Warren J. Courtney
(ScStr.: t. 276 (gross); l. 156'0"; b. 23'3"; dr. 12'0" (mean); s. 12.0 k.; cpl. 36; a. 2 3", 2 mg.)
Warren J. Courtney—a wooden-hulled steam fishing craft of the "Menhaden Fisherman" design built in
1912 by Jackson and Sharpe, boatbuilders, of Wilmington, Del.—was acquired by the Navy from the C. E. Davis Packing Co. of Reedville, Va., on 28 May 1917. Before Warren J. Courtney—designated SP-375—entered commissioned service, the Navy shortened her compound name to the surname only under the terms of General Order No. 314 promulgated on 28 July 1917. The erstwhile fishing craft thus became Courtney (SP-375).

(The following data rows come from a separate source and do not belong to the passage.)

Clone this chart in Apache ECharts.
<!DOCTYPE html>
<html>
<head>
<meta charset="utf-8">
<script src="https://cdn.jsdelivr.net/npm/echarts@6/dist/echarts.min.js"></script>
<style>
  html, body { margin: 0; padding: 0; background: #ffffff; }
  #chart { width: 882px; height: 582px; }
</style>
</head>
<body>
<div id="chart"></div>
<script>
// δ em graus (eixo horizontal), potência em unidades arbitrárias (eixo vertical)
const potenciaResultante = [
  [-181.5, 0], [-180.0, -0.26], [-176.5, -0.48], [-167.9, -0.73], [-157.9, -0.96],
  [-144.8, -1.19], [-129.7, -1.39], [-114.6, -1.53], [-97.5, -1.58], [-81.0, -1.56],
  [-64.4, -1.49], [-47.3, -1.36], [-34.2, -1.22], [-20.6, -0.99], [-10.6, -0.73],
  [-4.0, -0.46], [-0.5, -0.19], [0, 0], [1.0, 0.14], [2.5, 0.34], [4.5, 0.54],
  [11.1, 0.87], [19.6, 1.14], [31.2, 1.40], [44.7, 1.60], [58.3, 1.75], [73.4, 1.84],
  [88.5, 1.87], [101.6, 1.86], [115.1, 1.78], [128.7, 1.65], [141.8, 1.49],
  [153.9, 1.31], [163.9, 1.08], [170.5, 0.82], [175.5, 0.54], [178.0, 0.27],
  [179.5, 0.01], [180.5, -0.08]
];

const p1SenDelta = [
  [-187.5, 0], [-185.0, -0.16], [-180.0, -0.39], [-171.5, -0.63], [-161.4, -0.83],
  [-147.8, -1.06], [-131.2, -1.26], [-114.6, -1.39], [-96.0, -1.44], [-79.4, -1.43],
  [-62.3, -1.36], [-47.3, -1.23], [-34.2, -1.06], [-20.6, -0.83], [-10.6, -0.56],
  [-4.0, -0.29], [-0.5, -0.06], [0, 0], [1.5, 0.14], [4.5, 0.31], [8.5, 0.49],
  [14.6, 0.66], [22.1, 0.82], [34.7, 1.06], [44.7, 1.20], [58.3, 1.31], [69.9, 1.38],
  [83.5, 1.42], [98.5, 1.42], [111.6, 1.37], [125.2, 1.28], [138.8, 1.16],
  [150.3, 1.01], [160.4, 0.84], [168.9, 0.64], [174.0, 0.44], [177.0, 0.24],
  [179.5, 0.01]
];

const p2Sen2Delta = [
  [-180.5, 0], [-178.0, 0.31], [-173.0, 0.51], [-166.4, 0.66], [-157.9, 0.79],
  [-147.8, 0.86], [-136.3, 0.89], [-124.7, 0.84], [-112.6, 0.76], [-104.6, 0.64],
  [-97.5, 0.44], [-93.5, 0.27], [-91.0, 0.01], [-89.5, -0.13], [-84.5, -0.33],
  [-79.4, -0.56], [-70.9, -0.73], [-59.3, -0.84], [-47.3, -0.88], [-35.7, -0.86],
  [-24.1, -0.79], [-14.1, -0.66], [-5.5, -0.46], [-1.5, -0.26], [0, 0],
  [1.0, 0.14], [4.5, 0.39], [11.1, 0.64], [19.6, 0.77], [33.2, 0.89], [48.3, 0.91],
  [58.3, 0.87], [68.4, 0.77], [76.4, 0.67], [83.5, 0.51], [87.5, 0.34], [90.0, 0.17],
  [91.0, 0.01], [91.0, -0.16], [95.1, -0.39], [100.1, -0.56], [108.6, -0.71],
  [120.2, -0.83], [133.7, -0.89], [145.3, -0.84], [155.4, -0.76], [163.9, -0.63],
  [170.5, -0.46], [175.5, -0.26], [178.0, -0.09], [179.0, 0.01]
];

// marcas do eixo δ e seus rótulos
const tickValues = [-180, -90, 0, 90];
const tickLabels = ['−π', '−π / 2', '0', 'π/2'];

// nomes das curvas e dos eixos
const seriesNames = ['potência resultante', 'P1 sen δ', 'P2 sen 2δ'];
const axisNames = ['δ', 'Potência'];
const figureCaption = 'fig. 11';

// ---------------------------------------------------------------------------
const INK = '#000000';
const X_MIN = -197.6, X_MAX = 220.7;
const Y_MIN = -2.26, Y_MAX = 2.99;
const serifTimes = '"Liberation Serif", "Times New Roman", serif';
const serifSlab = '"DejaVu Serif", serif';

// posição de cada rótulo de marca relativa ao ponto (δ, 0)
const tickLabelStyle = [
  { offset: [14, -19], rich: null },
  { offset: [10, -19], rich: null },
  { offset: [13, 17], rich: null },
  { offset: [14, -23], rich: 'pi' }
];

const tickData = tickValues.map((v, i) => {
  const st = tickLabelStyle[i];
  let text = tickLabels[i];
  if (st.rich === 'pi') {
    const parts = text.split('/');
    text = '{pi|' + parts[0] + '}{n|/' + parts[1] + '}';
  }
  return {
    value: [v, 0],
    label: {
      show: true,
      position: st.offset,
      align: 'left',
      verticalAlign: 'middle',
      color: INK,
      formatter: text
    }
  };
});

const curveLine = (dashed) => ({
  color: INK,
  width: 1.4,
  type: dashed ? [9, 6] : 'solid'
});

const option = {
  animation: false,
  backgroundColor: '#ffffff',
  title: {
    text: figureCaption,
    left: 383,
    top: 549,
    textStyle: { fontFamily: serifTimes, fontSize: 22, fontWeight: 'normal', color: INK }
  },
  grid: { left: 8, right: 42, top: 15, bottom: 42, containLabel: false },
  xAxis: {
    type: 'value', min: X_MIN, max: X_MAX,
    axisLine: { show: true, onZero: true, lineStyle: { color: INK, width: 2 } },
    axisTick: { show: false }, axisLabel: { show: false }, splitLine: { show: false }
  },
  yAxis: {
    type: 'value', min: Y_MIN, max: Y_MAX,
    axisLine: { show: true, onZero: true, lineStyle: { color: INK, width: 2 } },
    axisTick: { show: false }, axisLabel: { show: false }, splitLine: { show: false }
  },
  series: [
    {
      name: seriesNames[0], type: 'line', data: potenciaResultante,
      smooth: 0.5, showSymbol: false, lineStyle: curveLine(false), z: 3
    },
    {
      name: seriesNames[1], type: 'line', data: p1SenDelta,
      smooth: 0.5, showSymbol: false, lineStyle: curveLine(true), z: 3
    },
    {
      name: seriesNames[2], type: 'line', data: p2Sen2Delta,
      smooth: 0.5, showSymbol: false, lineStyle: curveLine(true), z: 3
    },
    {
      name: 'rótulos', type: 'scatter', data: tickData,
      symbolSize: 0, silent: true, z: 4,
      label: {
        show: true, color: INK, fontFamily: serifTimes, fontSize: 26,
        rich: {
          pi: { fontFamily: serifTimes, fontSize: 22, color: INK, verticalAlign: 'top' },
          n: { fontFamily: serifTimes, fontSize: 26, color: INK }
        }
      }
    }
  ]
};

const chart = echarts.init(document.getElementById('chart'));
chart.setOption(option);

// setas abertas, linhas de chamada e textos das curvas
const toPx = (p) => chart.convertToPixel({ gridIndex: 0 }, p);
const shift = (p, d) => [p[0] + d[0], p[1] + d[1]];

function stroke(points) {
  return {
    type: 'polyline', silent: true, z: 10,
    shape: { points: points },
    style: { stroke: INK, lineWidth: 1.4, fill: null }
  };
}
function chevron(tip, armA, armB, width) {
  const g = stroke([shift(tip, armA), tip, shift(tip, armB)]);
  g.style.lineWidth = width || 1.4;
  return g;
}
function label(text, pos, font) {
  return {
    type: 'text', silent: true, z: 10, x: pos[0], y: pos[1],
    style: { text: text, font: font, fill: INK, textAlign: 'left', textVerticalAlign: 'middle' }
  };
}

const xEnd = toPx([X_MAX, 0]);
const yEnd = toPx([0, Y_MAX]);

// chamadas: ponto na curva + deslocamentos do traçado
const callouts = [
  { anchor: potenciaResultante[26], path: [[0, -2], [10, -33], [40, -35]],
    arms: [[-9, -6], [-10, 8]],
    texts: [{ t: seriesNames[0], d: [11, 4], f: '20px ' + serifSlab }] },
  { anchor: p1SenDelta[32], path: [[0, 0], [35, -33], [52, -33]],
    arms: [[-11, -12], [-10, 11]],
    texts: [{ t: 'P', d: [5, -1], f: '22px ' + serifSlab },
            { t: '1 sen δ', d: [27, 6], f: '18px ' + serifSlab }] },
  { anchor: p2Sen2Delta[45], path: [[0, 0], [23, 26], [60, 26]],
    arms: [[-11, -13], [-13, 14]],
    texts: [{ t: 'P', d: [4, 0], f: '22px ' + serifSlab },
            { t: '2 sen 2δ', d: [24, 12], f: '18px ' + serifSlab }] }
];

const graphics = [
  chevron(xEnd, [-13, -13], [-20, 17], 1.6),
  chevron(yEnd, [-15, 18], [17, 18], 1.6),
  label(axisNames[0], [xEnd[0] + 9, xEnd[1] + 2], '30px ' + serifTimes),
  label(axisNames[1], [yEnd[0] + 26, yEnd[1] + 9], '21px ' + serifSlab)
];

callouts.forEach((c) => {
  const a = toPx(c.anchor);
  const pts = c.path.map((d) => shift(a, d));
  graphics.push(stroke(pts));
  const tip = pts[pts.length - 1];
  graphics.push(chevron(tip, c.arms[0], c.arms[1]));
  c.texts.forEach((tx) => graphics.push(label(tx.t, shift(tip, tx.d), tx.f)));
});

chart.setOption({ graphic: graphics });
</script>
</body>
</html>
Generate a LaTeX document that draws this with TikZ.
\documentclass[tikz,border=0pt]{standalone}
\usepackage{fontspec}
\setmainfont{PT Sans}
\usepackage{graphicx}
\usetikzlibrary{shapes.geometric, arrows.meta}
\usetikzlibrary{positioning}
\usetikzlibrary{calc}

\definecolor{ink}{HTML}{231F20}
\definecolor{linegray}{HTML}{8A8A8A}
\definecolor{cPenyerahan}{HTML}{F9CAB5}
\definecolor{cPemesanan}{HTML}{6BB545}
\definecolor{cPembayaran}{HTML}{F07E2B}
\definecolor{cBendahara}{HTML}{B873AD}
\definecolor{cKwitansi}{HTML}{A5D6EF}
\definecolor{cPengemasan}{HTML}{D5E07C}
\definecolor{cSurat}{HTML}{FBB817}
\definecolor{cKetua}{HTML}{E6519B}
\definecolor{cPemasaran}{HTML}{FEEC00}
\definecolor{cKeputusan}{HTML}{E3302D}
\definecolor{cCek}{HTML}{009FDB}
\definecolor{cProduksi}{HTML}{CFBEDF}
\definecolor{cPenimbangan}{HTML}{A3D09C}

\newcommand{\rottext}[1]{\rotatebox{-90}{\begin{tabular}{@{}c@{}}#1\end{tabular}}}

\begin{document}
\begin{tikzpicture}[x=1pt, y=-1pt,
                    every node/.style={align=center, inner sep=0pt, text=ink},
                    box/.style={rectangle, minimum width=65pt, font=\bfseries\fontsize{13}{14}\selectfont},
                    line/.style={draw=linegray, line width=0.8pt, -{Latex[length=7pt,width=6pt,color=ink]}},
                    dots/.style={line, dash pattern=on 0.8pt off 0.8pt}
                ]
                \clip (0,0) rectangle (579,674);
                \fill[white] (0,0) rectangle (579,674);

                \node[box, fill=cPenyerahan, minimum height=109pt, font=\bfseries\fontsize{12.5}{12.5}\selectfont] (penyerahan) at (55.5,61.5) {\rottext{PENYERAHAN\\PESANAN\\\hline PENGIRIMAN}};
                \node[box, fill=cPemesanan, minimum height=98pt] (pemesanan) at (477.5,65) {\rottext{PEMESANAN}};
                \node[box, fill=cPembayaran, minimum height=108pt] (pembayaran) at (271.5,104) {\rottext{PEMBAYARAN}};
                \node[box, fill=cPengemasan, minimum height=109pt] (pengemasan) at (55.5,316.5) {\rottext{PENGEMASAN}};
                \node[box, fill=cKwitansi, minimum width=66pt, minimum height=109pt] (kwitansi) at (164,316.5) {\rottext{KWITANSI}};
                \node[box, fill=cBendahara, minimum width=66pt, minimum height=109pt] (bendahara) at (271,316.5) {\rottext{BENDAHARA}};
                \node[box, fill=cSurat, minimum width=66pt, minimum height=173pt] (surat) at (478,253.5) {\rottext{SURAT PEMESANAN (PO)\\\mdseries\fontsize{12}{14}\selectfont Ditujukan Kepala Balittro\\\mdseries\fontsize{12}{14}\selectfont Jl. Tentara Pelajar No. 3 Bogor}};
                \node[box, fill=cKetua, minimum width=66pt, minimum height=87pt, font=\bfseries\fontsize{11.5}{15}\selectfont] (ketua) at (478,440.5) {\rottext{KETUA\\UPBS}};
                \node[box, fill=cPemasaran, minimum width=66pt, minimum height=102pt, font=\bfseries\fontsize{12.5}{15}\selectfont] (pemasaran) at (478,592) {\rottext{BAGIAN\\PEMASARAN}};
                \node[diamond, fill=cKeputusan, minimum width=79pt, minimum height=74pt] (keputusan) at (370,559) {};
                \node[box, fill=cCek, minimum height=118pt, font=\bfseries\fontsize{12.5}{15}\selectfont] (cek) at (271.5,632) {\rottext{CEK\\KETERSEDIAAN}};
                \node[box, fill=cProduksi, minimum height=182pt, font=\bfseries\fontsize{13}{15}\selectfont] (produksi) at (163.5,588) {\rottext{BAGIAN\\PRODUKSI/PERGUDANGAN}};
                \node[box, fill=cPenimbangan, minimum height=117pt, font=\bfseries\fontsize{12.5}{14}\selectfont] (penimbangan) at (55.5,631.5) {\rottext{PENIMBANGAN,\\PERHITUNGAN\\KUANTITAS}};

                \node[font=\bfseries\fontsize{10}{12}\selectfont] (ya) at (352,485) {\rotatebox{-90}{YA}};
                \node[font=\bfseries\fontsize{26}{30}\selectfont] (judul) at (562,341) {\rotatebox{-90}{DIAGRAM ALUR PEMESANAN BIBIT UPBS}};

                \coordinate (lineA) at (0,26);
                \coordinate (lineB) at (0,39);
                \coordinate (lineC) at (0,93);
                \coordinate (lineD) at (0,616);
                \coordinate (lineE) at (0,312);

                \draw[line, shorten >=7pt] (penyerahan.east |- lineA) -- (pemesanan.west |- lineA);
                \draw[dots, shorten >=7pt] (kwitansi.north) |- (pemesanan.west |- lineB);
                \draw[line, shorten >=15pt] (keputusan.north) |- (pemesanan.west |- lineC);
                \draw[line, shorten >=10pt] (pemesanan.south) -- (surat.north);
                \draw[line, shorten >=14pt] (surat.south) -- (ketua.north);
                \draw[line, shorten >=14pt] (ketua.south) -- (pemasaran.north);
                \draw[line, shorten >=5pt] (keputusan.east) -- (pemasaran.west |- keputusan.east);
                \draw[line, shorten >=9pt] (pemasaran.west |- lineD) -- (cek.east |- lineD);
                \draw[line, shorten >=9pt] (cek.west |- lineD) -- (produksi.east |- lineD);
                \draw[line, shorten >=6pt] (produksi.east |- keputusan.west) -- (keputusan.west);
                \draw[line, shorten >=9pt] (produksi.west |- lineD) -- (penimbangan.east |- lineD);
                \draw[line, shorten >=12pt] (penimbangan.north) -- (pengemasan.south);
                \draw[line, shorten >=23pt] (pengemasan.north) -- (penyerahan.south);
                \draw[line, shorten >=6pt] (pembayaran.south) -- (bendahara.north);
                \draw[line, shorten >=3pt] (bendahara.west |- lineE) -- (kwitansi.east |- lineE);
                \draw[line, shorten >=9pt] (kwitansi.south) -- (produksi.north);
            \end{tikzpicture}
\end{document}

Commissioned at the Norfolk Navy Yard, Portsmouth, Va., on 10 August 1917, for service as a convoy escort and patrol craft for "distant service," Courtney was fitted out and then sailed for France. She convoyed and escorted transports and supply ships, operating out of Brest, France, as a unit of the Patrol Force, until operational difficulties—unseaworthiness— resulted in the restriction of the "Menhaden" trawlers to minesweeping and coastal duties. Proved unfit for the role for which she had been acquired, Courtney operated as a minesweeper for the rest of her career and through the end of World War I. While operating off the coast of France in the spring of 1919, she foundered and sank on 27 April 1919. She was struck from the Navy list the same day.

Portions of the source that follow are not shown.